Look Before You Leap

16 Dec

My Take

DiVoran Lites

Last Friday when I wrote the date, December 13, 2013, I thought, dum-de-dum-dum, it’s Friday the thirteenth, bad luck day. In case you didn’t recognize it, dum-de-dum-dum is the theme song to the old T. V. series, “Dragnet.” Bill and I use it as a warning that we’re entering suspenseful and dangerous territory.

This blog is about three of the many other superstitions I’ve heard in my lifetime. You probably know them too.

  1. If you walk under a ladder propped against a building you’ll have bad luck.
  2. If a black cat walks across your path…bad luck. I suppose the cat has to be black because black cats are associated with witches.
  3. If you break a mirror, you’ll have NINE YEARS bad luck. Don’t ask me why nine, not eight or ten.

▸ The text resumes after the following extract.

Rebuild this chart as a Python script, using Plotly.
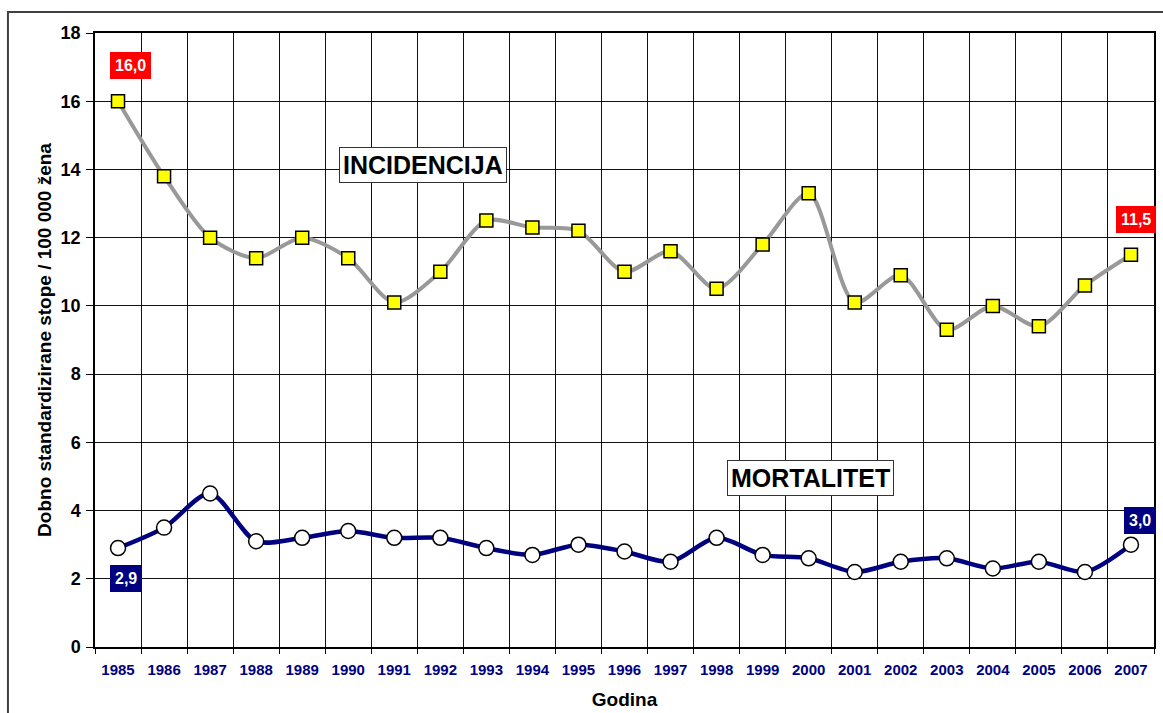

So what’s the truth about superstitions?

  1. If you walk under a ladder there’s a better chance of a gallon of primer falling on your head than there is if you walk closer to the curb. But watch out on that, too.
  2. Any color of cat can twine around your feet if you get too close. You could trip and fall and break your arm.
  3. It gets much worse. If you break a mirror and a shard of glass flies up and cuts your leg you can get an infection that if you don’t clear up you could develop gangrene and have your leg cut off. The effects from that could last nine years–or a lifetime.

Mostly though, and this I know, God looks after us in our carelessness and preoccupation. This doesn’t answer the BIG QUESTION, of course, but to me it’s apparent that by asking the Holy Spirit, not why bad things happen, but how to take them, and in what way to be blessed by them will more than meet our needs for comfort and guidance when bad things do happen. The Holy Spirit knows all the truth and He will tell us what we need to know.

Meanwhile:

  1. If you take any wooden nickels, be sure they’re round tuits.
  2. Keep looking up.
  3. Look before you leap.

Have you heard of any new superstitions connected to the digital age that I don’t know about? I suppose you have, otherwise, why would we need Snopes?